When the Babri matter came up for hearing, Justice Ghose said the case may be adjourned. “My brother [J. Nariman] is not there. The case is part-heard,” he remarked.
Senior advocate K.K. Venugopal, for Mr. Advani, asked that the case be listed after four weeks.
“That would be in May...” Justice Ghose said. The judge is retiring on May 27 this year.
Justice Ghose then agreed to hear the matter on March 23, indicating that Justice Nariman may return to the Bench.
Court’s disapproval
The sudden turn of events on March 6 came on an appeal in the Supreme Court filed by the CBI in 2011, during the UPA era, against dropping the conspiracy charge against Mr. Advani and other leaders like Uma Bharti, Murli Manohar Joshi, Vinay Katiyar, Sadvi Ritambara, Giriraj Kishore and Vishnu Hari Dalmia.
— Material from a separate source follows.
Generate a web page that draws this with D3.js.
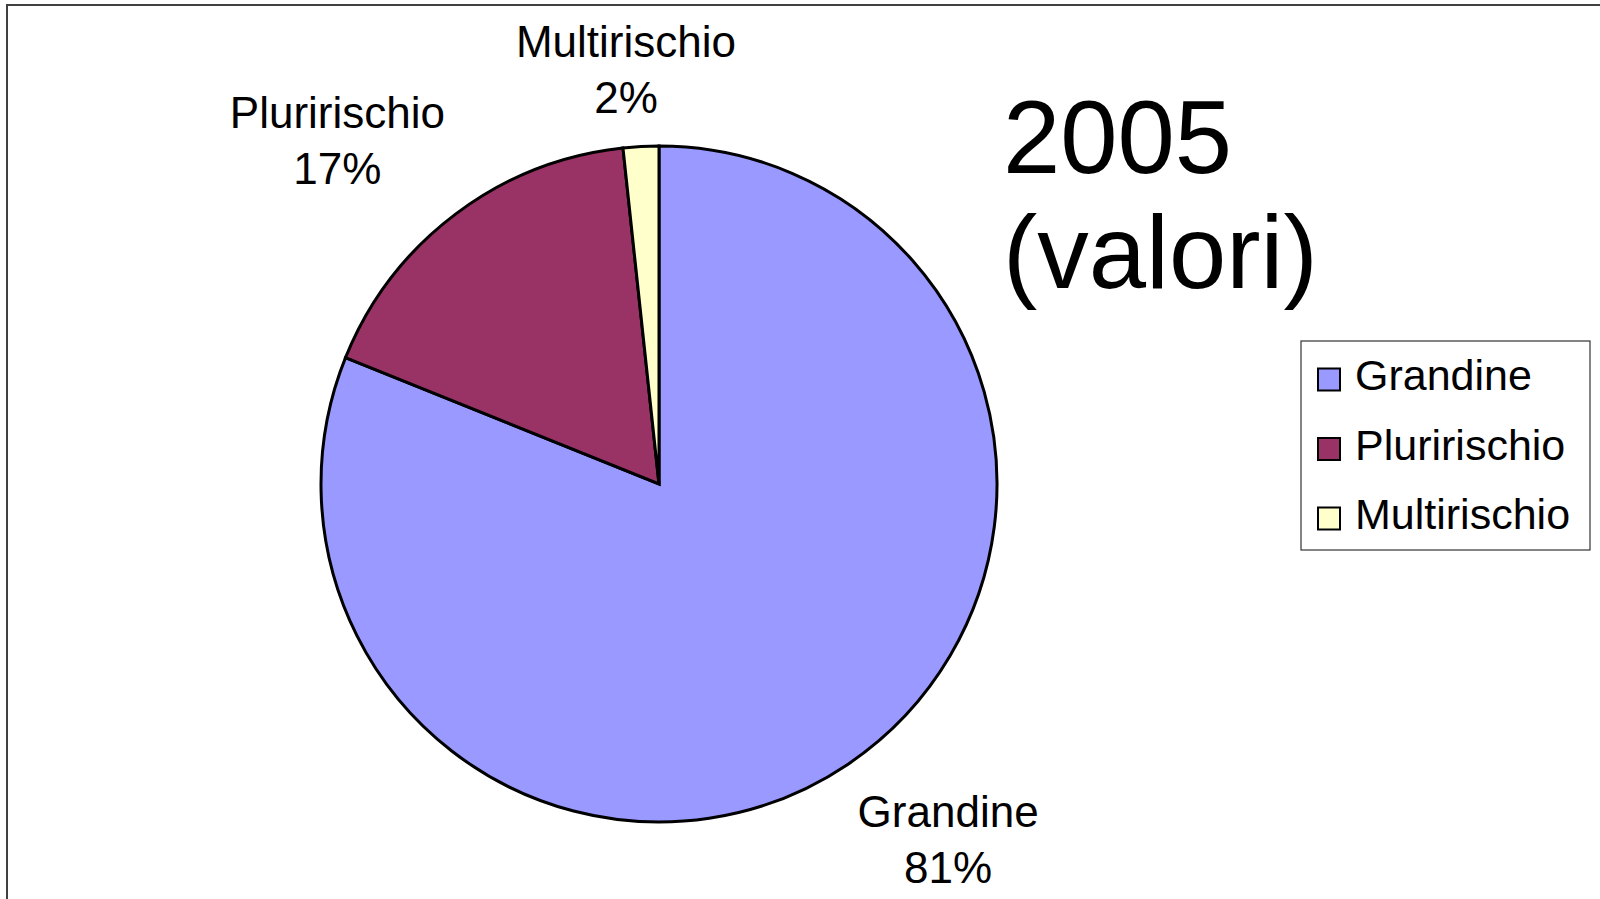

“We prima-facie do not approve of the way these people have been discharged... And no additional chargesheet filed so far? See, people cannot be discharged like this on technical grounds,” Justice Nariman had observed orally then.
“We will allow you [CBI] to file supplementary chargesheet by including the conspiracy charge,” he said. “We will ask the trial court to conduct a joint trial in a Lucknow court.”
The FIRs in the Babri Masjid demolition cases were registered shortly after the 16th century structure was demolished by Hindu kar sewaks on December 6, 1992.